Monday
Nov. 10, 1997
I Love You Sweatheart
Today's Reading: "I Love You Sweatheart" by Thomas Lux from SPLIT HORIZON, published by Houghton Mifflin Co.
In 1975 on this day, the iron ore freighter called the EDMUND FITZGERALD broke in half and went down at the eastern end of Lake Superior during a terrible storm; all 29 crew members died.
The PBS children's program SESAME STREET debuted on this day in 1969.
Novelist J.P. Marquand, author of THE LATE GEORGE APPLEY and H.M. PULHAM, ESQUIRE, was born in Wilmington, Delaware, in 1893.
Poet Vachel Lindsay (RHYMES TO BE TRADED FOR BREAD) was born in Springfield, Illinois, in 1879.

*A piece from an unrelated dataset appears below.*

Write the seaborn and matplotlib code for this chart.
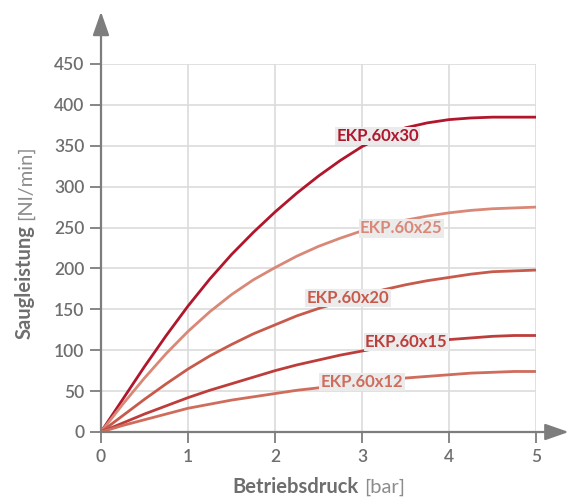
import matplotlib
matplotlib.use("Agg")
import matplotlib.pyplot as plt
import seaborn as sns
import pandas as pd

# Betriebsdruck [bar]
pressure = [0, 0.25, 0.5, 0.75, 1, 1.25, 1.5, 1.75, 2, 2.25, 2.5,
            2.75, 3, 3.25, 3.5, 3.75, 4, 4.25, 4.5, 4.75, 5]

# Saugleistung [Nl/min] per ejector
q_60x30 = [0, 40, 80, 118, 154, 187, 217, 244, 269, 292, 313,
           332, 349, 362, 372, 378, 382, 384, 385, 385, 385]
q_60x25 = [0, 34, 66, 96, 123, 147, 168, 186, 201, 215, 227,
           237, 246, 253, 259, 264, 268, 271, 273, 274, 275]
q_60x20 = [0, 20, 40, 59, 77, 93, 107, 120, 131, 142, 151,
           159, 167, 174, 180, 185, 189, 193, 196, 197, 198]
q_60x15 = [0, 11, 22, 32, 42, 51, 59, 67, 75, 82, 88,
           94, 99, 104, 108, 111, 113, 115, 117, 118, 118]
q_60x12 = [0, 8, 15, 22, 29, 34, 39, 43, 47, 51, 54,
           57, 60, 63, 66, 68, 70, 72, 73, 74, 74]

series_names = ["EKP.60x30", "EKP.60x25", "EKP.60x20", "EKP.60x15", "EKP.60x12"]
series_values = [q_60x30, q_60x25, q_60x20, q_60x15, q_60x12]

# where the inline labels sit (data coords)
label_x = [3.18, 3.45, 2.84, 3.51, 3.0]
label_y = [362, 249, 164, 110, 61]

x_ticks = [0, 1, 2, 3, 4, 5]
y_ticks = [0, 50, 100, 150, 200, 250, 300, 350, 400, 450]

colors = {
    "EKP.60x30": "#b0172c",
    "EKP.60x25": "#d98878",
    "EKP.60x20": "#c85a4c",
    "EKP.60x15": "#bd3d3b",
    "EKP.60x12": "#cf6c5c",
}

rows = []
for name, vals in zip(series_names, series_values):
    for p, q in zip(pressure, vals):
        rows.append({"Betriebsdruck": p, "Saugleistung": q, "Typ": name})
df = pd.DataFrame(rows)

sns.set_style("white")
plt.rcParams["font.family"] = ["Lato", "DejaVu Sans"]

grey = "#6e6e6e"
axis_grey = "#7d7d7d"

fig = plt.figure(figsize=(5.68, 5.0), dpi=100)
ax = fig.add_axes([101 / 568, 68 / 500, 435 / 568, 368 / 500])

# grid limited to data area
for v in x_ticks[1:]:
    ax.axvline(v, color="#dcdcdc", lw=1.2, zorder=0)
for v in y_ticks[1:]:
    ax.axhline(v, color="#dcdcdc", lw=1.2, zorder=0)

sns.lineplot(data=df, x="Betriebsdruck", y="Saugleistung", hue="Typ",
             palette=colors, linewidth=2, legend=False, ax=ax, zorder=2)

ax.set_xlim(0, 5)
ax.set_ylim(0, 450)
ax.set_xticks(x_ticks)
ax.set_yticks(y_ticks)
ax.set_xlabel("")
ax.set_ylabel("")
for s in ax.spines.values():
    s.set_visible(False)
ax.tick_params(axis="both", direction="out", length=8, width=1.3, color=axis_grey,
               labelcolor=grey, labelsize=12.5, pad=4, left=True, bottom=True)
for lab in ax.get_xticklabels() + ax.get_yticklabels():
    lab.set_fontweight("semibold")

# axes with arrow heads
arrow = dict(arrowstyle="-|>,head_length=0.8,head_width=0.28", color=axis_grey,
             lw=1.6, shrinkA=0, shrinkB=0, mutation_scale=18)
ax.annotate("", xy=(0, 1.142), xytext=(0, 0), xycoords="axes fraction",
            textcoords="axes fraction", arrowprops=arrow, annotation_clip=False)
ax.annotate("", xy=(1.075, 0), xytext=(0, 0), xycoords="axes fraction",
            textcoords="axes fraction", arrowprops=arrow, annotation_clip=False)

# inline series labels
for name, lx, ly in zip(series_names, label_x, label_y):
    ax.text(lx, ly, name, color=colors[name], fontsize=12, fontweight="bold",
            ha="center", va="center", zorder=5,
            bbox=dict(boxstyle="square,pad=0.08", fc="#ebebeb", ec="none"))

# axis titles: bold word + lighter unit
fig.canvas.draw()
r = fig.canvas.get_renderer()

xa = fig.text(0, 0, "Betriebsdruck", fontsize=14.5, fontweight="bold", color=grey,
              ha="left", va="center")
xb = fig.text(0, 0, "[bar]", fontsize=14.5, fontweight="normal", color="#8c8c8c",
              ha="left", va="center")
wa = xa.get_window_extent(r).width
wb = xb.get_window_extent(r).width
gap = 5
x0 = 318.5 - (wa + gap + wb) / 2
xa.set_position((x0 / 568, 1 - 487 / 500))
xb.set_position(((x0 + wa + gap) / 568, 1 - 487 / 500))

ya = fig.text(0, 0, "Saugleistung", fontsize=14.5, fontweight="bold", color=grey,
              rotation=90, ha="center", va="bottom")
yb = fig.text(0, 0, "[Nl/min]", fontsize=14.5, fontweight="normal", color="#8c8c8c",
              rotation=90, ha="center", va="bottom")
ha_ = ya.get_window_extent(r).height
hb_ = yb.get_window_extent(r).height
y0 = 242 + (ha_ + gap + hb_) / 2  # pixel from top, bottom of the word
ya.set_position((25 / 568, 1 - y0 / 500))
yb.set_position((25 / 568, 1 - (y0 - ha_ - gap) / 500))

fig.savefig("out.png", dpi=100)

Educator Samuel Gridley Howe, who taught blind students at what later became the Perkins School for the Blind, was born in Boston in 1801.
Playwright and poet Friedrich von Schiller was born in Marbach, in what is now Germany, in 1759.
Playwright Oliver Goldsmith, author of the satiric play SHE STOOPS TO CONQUER, was born in Kilkenny West, County Westmeath, Ireland, in 1730. "The true use of speech is not so much to express our wants as to conceal them."
English caricaturist William Hogarth ("Rake's Progress") was born in London in 1697. "All the world is competent to judge my pictures except those who are of my profession."
Augustinian monk Martin Luther, whose attack on abuses of the established church set in motion the Protestant Reformation, was born in Eisleben, Saxony, in 1483.